С. вступает в спор с М. А. Булгаковым, который утверждает, что Мольер «не сознавал своего большого значения», своей гениальности. И Булгаков «стремился, собственно, дать жизнь простого человека» в своей пьесе.
«Это мне совершенно неинтересно, что кто-то женился на своей дочери, — возражает С. — ...Если это просто интим, он меня не интересует. Если же это интим на подкладке гения мирового значения, тогда другое дело». Мольер «может быть наивным, но это не значит, что нельзя показать, в чем он гениален».

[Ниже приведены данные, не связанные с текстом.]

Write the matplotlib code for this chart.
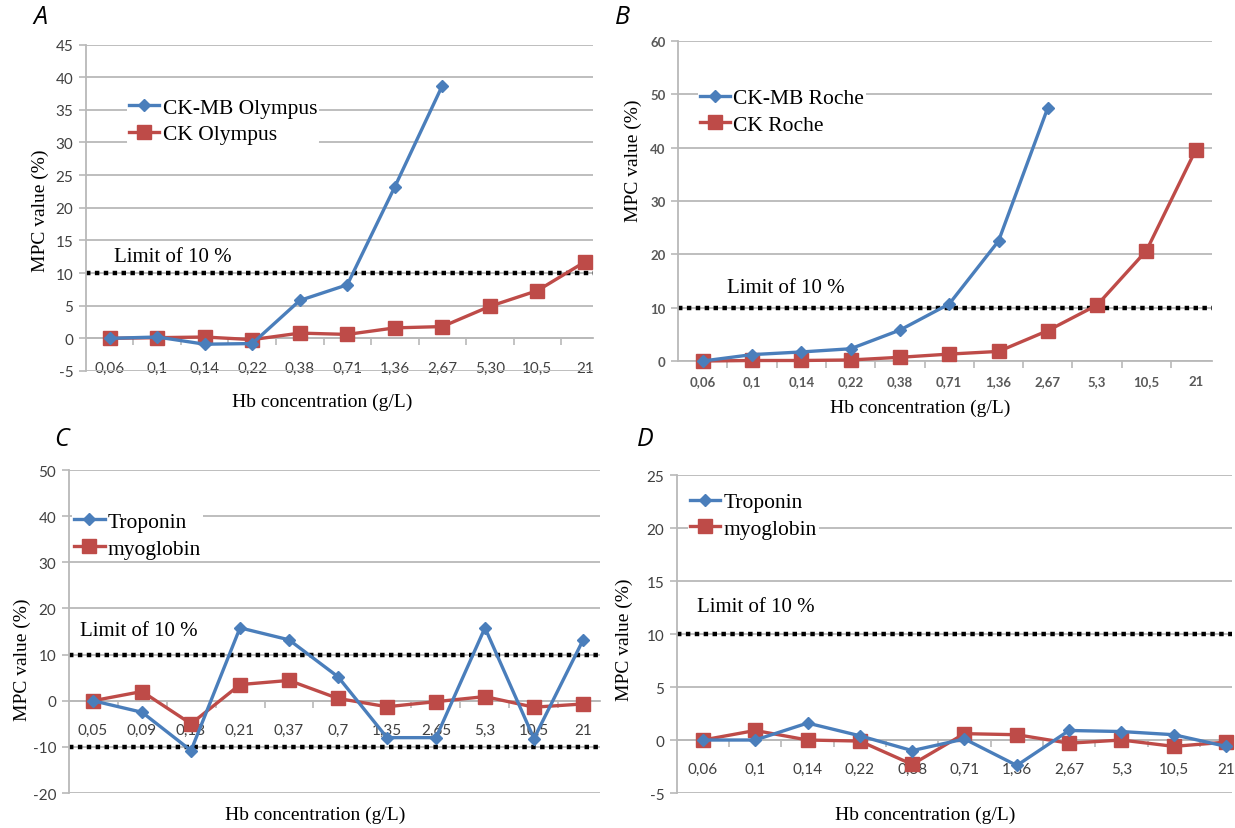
import numpy as np
import matplotlib
matplotlib.use("Agg")
import matplotlib.pyplot as plt
from matplotlib.ticker import FixedLocator

plt.rcParams["axes.unicode_minus"] = False

# data
hb_a = ["0,06", "0,1", "0,14", "0,22", "0,38", "0,71", "1,36", "2,67", "5,30", "10,5", "21"]
hb_b = ["0,06", "0,1", "0,14", "0,22", "0,38", "0,71", "1,36", "2,67", "5,3", "10,5", "21"]
hb_c = ["0,05", "0,09", "0,13", "0,21", "0,37", "0,7", "1,35", "2,65", "5,3", "10,5", "21"]
hb_d = ["0,06", "0,1", "0,14", "0,22", "0,38", "0,71", "1,36", "2,67", "5,3", "10,5", "21"]

ckmb_olympus = [0, 0.2, -0.9, -0.8, 5.8, 8.2, 23.2, 38.7, np.nan, np.nan, np.nan]
ck_olympus = [0, 0.1, 0.2, -0.2, 0.8, 0.6, 1.6, 1.8, 4.9, 7.3, 11.7]

ckmb_roche = [0, 1.2, 1.7, 2.3, 5.8, 10.7, 22.5, 47.5, np.nan, np.nan, np.nan]
ck_roche = [0, 0.1, 0.1, 0.2, 0.7, 1.3, 1.8, 5.7, 10.5, 20.7, 39.6]

troponin_c = [0, -2.5, -10.8, 15.8, 13.2, 5.2, -8.0, -8.0, 15.8, -8.2, 13.1]
myoglobin_c = [0, 2.0, -5.0, 3.5, 4.4, 0.5, -1.3, -0.2, 0.9, -1.4, -0.7]

troponin_d = [0, 0, 1.6, 0.4, -1.0, 0.1, -2.4, 0.9, 0.8, 0.5, -0.6]
myoglobin_d = [0, 0.9, 0, -0.1, -2.3, 0.6, 0.5, -0.3, 0, -0.6, -0.2]

BLUE = "#4A7EBB"
RED = "#BE4B48"
GRID = "#b9b9b9"
SERIF = "Liberation Serif"
TICKFONT = "Lato"

fig = plt.figure(figsize=(12.35, 8.29), dpi=100)


def panel(rect, cats, s1, s2, names, ylim, ystep, xmax, limits, limit_xy,
          leg_xy, xlab_xy, ylab_xy, tick_size=11, tick_color="#404040",
          tick_weight="normal", xpad=16):
    ax = fig.add_axes(rect)
    x = np.arange(len(cats))
    ax.plot(x, s1, color=BLUE, lw=2.4, marker="D", ms=6.5, label=names[0], clip_on=False, zorder=4)
    ax.plot(x, s2, color=RED, lw=2.4, marker="s", ms=9.5, label=names[1], clip_on=False, zorder=3)
    for lv in limits:
        ax.axhline(lv, color="black", lw=3.2, ls=(0, (1, 1)), zorder=2)

    ax.set_xlim(-0.5, xmax)
    ax.set_ylim(*ylim)
    ax.set_yticks(np.arange(ylim[0], ylim[1] + 0.1, ystep))
    ax.yaxis.grid(True, color=GRID, lw=1.3)
    ax.set_axisbelow(True)

    for s in ["top", "right"]:
        ax.spines[s].set_visible(False)
    ax.spines["left"].set_color(GRID)
    ax.spines["left"].set_linewidth(1.3)
    ax.spines["bottom"].set_color(GRID)
    ax.spines["bottom"].set_linewidth(1.3)
    ax.spines["bottom"].set_position(("data", 0))

    ax.set_xticks(x)
    ax.set_xticklabels(cats)
    ax.xaxis.set_minor_locator(FixedLocator(np.arange(0.5, len(cats) - 1, 1)))
    ax.tick_params(axis="x", which="major", length=0, pad=xpad,
                   labelsize=tick_size, labelcolor=tick_color)
    ax.tick_params(axis="x", which="minor", length=5, width=1.2, color=GRID, direction="out")
    ax.tick_params(axis="y", length=5, width=1.2, color=GRID, pad=4,
                   labelsize=tick_size, labelcolor=tick_color)
    for lab in ax.get_xticklabels() + ax.get_yticklabels():
        lab.set_fontfamily(TICKFONT)
        lab.set_fontweight(tick_weight)

    ax.text(limit_xy[0], limit_xy[1], "Limit of 10 %", family=SERIF, fontsize=15,
            ha="left", va="center", zorder=5)
    ax.text(xlab_xy[0], xlab_xy[1], "Hb concentration (g/L)", family=SERIF, fontsize=14,
            ha="center", va="center", transform=ax.transAxes)
    ax.text(ylab_xy[0], ylab_xy[1], "MPC value (%)", family=SERIF, fontsize=14,
            ha="center", va="center", rotation=90, transform=ax.transAxes)

    leg = ax.legend(loc="upper left", bbox_to_anchor=leg_xy, frameon=True,
                    prop={"family": SERIF, "size": 15.5}, handlelength=1.4,
                    handletextpad=0.15, labelspacing=0.3, borderpad=0.1,
                    borderaxespad=0)
    leg.get_frame().set_facecolor("white")
    leg.get_frame().set_edgecolor("none")
    leg.get_frame().set_alpha(1)
    return ax


panel([0.0696, 0.5513, 0.4105, 0.3938], hb_a, ckmb_olympus, ck_olympus,
      ["CK-MB Olympus", "CK Olympus"], (-5, 45), 5, 10.17, [10],
      (0.1, 12.5), (0.081, 0.844), (0.465, -0.093), (-0.09, 0.495))

panel([0.549, 0.5633, 0.4324, 0.386], hb_b, ckmb_roche, ck_roche,
      ["CK-MB Roche", "CK Roche"], (0, 60), 10, 10.33, [10],
      (0.5, 13.8), (0.037, 0.86), (0.453, -0.144), (-0.084, 0.63),
      tick_size=9.5, tick_color="#595959", tick_weight="bold", xpad=10)

panel([0.0555, 0.0422, 0.4304, 0.3896], hb_c, troponin_c, myoglobin_c,
      ["Troponin", "myoglobin"], (-20, 50), 10, 10.35, [10, -10],
      (-0.27, 15.3), (0.007, 0.877), (0.464, -0.065), (-0.087, 0.415))

panel([0.548, 0.0422, 0.4494, 0.3836], hb_d, troponin_d, myoglobin_d,
      ["Troponin", "myoglobin"], (-5, 25), 5, 10.11, [10],
      (-0.12, 12.6), (0.02, 0.952), (0.447, -0.066), (-0.094, 0.484))

# panel letters
for lx, ly, letter in [(40, 18, "A"), (622, 18, "B"), (62, 440, "C"), (645, 440, "D")]:
    fig.text(lx / 1235, 1 - ly / 829, letter, fontsize=18, style="italic",
             family="Open Sans", ha="center", va="center")

fig.savefig("out.png", dpi=100)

С. предлагает расставить нужные акценты («крантики, оазисы»), которые «придадут всей пьесе и спектаклю иное звучание» (цитирую по книге И. Виноградской: Жизнь и творчество К. С. Станиславского. Летопись. Т. 4. 1927–1938. С. 396–397).
Павел Сергеевич Попов, видимо, выражал в эти дни соболезнование Булгакову в том, что киношники затравили его, требуя от него доработки сценария «Мертвых душ». И потому Булгаков в письме от 14 марта 1935 года писал ему: «...Не одни киношники. Мною многие командуют.
Теперь накомандовал Станиславский. Прогнали для него «Мольера» (без последней картины, не готова), и он вместо того, чтобы разбирать постановку и игру, начал разбирать пьесу.
В присутствии актеров (на пятом году!) он стал мне рассказывать о том, что Мольер — гений и как этого гения надо описывать в пьесе.
Актеры хищно обрадовались и стали просить увеличивать им роли.